Tout ça pour ça ?

Ma généalogie regorge de gens de rien, autant dire que je croise peu de déclarations de succession. C’est d’ailleurs ce qui m’a interpelée avec celle-ci, qui ne se place pas dans ma famille mais dans l’histoire de deux sœurs dont les abécédaires ont trouvé refuge chez moi : elle aurait très bien pu se rencontrer chez mes gens.

Je raconterai plus longuement l’histoire d’Octavie et Hortense pour Ouvrages de Dames. Mais aujourd’hui c’est la déclaration de succession de leur mère qui m’intéresse et se place idéalement dans le Généathème de ce mois de juin : Histoires d’argent.

Une succession taxée… 30 centimes ! Oui, vous avez bien lu : trente centimes.

Déclaration de succession d’Anne Lecuret – Archives départementales de la Côte-d’Or 3Q9/3795

Le 7 février 1876, Nicolas s’en vient lui-même au bureau de l’enregistrement pour déclarer les biens laissés par sa femme à sa mort, survenue huit mois plus tôt. Des biens qui désormais lui appartiennent, ainsi qu’à ses quatre filles ; elles sont âgées de 17 à 26 ans, l’aîné est mariée depuis plusieurs années et sa cadette va l’être dans dix jours. Les deux plus jeunes vivent encore avec leur père.
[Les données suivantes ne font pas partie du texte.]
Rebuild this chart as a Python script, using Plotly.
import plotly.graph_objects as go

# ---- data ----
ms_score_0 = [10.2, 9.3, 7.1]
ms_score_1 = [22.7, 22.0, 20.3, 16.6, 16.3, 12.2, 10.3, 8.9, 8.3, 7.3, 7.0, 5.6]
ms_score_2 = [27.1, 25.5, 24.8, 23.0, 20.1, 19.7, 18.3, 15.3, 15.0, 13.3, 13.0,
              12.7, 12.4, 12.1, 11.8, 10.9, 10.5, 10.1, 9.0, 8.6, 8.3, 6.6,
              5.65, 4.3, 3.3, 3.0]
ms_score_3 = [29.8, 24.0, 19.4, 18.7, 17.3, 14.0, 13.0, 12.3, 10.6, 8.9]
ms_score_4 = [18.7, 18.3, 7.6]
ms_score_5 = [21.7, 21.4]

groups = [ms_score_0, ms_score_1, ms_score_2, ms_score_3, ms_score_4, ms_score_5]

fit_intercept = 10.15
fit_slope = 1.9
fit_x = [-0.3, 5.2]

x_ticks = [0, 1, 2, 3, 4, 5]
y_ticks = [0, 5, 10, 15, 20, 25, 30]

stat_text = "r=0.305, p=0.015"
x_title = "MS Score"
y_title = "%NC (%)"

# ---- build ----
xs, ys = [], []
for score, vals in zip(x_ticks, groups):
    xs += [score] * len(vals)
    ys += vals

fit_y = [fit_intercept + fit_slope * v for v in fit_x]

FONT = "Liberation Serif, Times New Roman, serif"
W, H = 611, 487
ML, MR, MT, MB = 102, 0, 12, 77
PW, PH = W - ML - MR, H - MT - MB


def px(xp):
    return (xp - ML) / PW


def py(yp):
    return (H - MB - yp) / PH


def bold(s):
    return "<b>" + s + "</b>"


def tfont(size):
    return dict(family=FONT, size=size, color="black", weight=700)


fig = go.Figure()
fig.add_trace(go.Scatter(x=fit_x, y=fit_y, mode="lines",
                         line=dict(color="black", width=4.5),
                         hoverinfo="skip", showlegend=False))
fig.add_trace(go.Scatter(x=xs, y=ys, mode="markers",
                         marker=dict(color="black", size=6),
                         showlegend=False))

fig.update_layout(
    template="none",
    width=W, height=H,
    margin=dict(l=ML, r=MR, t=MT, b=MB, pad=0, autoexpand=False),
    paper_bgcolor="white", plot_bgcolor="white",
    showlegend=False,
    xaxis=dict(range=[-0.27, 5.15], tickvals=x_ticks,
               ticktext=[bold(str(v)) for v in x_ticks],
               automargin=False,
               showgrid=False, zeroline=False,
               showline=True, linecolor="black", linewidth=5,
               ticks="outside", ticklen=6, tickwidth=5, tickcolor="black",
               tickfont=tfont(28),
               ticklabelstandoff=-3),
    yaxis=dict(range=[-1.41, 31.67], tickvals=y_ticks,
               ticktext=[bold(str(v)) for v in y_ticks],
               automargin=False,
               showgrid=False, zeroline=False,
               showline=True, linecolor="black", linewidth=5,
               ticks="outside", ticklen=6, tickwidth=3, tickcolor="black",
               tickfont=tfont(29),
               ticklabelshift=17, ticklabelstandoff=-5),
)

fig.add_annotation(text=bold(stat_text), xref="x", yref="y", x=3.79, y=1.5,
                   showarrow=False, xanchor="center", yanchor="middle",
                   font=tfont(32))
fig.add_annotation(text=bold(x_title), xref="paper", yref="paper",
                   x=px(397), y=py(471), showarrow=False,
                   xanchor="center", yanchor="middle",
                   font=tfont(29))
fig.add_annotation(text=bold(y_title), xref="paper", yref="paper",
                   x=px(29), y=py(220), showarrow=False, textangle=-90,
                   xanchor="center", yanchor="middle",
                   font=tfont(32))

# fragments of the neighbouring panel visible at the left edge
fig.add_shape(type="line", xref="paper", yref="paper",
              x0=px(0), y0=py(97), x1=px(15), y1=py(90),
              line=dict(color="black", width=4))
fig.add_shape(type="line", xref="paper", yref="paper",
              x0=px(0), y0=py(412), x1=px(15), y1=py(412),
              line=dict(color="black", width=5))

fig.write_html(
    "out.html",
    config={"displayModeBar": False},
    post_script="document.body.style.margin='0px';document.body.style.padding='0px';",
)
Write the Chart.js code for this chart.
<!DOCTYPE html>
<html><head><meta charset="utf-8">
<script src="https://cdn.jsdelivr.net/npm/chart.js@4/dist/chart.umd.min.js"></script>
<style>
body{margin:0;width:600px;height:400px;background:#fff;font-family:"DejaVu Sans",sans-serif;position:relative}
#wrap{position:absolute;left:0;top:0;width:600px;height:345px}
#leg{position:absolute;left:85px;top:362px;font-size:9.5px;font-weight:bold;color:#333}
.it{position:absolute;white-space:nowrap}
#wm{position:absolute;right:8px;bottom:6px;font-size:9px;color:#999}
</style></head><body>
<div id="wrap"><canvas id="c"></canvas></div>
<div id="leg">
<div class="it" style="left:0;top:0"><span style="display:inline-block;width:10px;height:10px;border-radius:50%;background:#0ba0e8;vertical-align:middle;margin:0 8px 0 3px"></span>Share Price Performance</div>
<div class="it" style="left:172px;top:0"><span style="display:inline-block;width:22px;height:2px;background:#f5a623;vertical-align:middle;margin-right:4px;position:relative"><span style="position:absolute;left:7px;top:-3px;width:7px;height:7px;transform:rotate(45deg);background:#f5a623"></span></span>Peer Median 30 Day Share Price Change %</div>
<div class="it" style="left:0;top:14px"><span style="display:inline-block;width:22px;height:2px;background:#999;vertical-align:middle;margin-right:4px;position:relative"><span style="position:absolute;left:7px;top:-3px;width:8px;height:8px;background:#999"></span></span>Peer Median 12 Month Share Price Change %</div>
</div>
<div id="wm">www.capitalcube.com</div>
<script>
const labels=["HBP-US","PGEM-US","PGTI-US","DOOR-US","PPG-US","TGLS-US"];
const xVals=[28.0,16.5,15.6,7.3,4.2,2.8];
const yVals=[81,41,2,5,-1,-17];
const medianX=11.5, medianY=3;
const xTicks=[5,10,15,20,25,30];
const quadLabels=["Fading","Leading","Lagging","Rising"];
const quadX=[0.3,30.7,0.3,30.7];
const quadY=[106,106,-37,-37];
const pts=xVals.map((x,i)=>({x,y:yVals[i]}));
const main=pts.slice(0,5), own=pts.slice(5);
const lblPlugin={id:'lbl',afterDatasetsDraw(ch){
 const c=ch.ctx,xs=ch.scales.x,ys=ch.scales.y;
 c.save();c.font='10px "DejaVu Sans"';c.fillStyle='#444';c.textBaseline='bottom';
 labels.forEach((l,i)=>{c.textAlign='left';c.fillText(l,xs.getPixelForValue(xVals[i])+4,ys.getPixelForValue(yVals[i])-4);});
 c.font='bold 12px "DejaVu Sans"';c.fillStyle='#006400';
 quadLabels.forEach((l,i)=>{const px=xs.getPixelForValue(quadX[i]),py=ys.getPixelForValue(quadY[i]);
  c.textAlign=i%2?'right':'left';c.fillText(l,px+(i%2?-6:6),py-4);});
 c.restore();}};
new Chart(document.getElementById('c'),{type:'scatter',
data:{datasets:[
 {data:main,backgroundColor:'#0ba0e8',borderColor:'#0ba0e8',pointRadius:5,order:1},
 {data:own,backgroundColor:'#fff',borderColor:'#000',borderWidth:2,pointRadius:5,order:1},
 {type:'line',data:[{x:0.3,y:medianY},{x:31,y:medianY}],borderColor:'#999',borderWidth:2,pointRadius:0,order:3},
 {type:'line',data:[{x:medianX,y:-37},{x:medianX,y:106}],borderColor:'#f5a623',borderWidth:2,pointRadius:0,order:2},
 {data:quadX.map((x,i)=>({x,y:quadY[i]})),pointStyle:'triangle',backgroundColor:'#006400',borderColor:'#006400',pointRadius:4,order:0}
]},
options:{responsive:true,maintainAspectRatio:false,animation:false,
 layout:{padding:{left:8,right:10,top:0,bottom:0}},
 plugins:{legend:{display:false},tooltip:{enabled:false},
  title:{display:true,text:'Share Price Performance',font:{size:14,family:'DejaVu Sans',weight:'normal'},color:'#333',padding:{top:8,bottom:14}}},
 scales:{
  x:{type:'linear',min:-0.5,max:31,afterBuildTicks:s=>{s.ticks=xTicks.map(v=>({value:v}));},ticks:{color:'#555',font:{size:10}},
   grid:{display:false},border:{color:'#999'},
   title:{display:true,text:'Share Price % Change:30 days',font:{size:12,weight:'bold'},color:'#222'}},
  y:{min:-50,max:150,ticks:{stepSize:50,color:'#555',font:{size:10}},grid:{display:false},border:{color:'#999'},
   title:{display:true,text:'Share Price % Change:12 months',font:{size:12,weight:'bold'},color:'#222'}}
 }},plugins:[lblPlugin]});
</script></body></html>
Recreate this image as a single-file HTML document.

Le Littré de 1873 – Source Gallica

Anne Lecuret leur laisse en héritage sa mise de tous les jours, que Nicolas déclare pour 10 francs, et un lit garni qu’il évalue à 30 francs. Comme ils étaient mariés sous le régime de la communauté de biens, la moitié seulement vient à la succession et se retrouve ainsi assujettie à la taxe ordinaire de 1%, soit 20 centimes.

Mais le veuf n’a pas satisfait à l’obligation de déclarer dans le délai de six mois qui est de rigueur depuis la loi sur l’enregistrement du 22 frimaire an VII ; il se trouve donc frappé par la peine du demi-droit qui s’ajoute à la taxation normale. C’est le moment où le montant dérisoire des possessions laissées par Anne a dû lui apparaître comme un mal pour un bien : il a sans doute supporté sans trop de difficultés cette punition de 10 centimes.

Loi du 22 frimaire an VII – Source : Gallica

Je suppose que le retard de Nicolas s’explique par le fait que ne possédant rien, ou si peu, il ne devait pas penser avoir des formalités à accomplir auprès de l’administration de l’enregistrement. Cependant il lui aura bien fallu passer par un notaire pour acter la mutation immobilière et c’est probablement ce professionnel qui l’aura rappelé à ses obligations, sans toutefois régler la succession à proprement parler étant donné son peu de valeur.

Car oui, des terres s’ajoutent aux maigres possessions mobilières du couple, mais c’est bien simple : elles sont si négligeables qu’elles ne valent même pas d’être taxées ! Elles sont, en tout et pour tout, constituées de dix ares de terre inculte à Dijon auxquelles Nicolas attribue, parce qu’il faut bien fixer un chiffre, un hypothétique revenu annuel de 2 francs.

Déclaration de succession d’Anne Lecuret – Archives départementales de la Côte-d’Or 3Q9/3795

Cependant, pour modeste qu’elle soit, cette déclaration de succession cache encore une histoire à raconter. Nicolas a menti en disant avoir épousé Anne sans passer devant le notaire : contrat il y eut, dressé en bonne et due forme par Maître Guelaud en son étude de Gemeaux où vivaient alors les familles des deux tourtereaux.

Il fallait bien ça pour consigner les dots, constituées de part et d’autre par les parents. Ceux de Nicolas lui avaient donné 3 000 francs en objets mobiliers et 1 000 francs en numéraire. De son côté, Anne avait reçu un trousseau et des meubles pour 1000 francs (le fameux lit garni, était-ce toujours le même ?), du numéraire pour 800 francs et un hectare de terres à labours en différents morceaux.

Contrat de mariage de Nicolas Bricard et d’Anne Lecuret
Archives départementales de la Côte-d’Or 4E34/144

Mais trente ans après, il ne reste rien du pécule qui permit aux jeunes mariés de démarrer dans la vie, rien de l’auberge que le couple a tenu naguère à la suite des parents Bricard, rien des terres que Nicolas cultivait à Gemeaux. Il a fallu quitter le village de l’enfance et déménager à la ville, pour y trouver de l’embauche. Alors il préfère oublier le détail du contrat de mariage, une manière peut-être de ne pas avoir à se retourner sur ce qui n’est plus et sur une existence qui n’a pas suivi le cours espéré.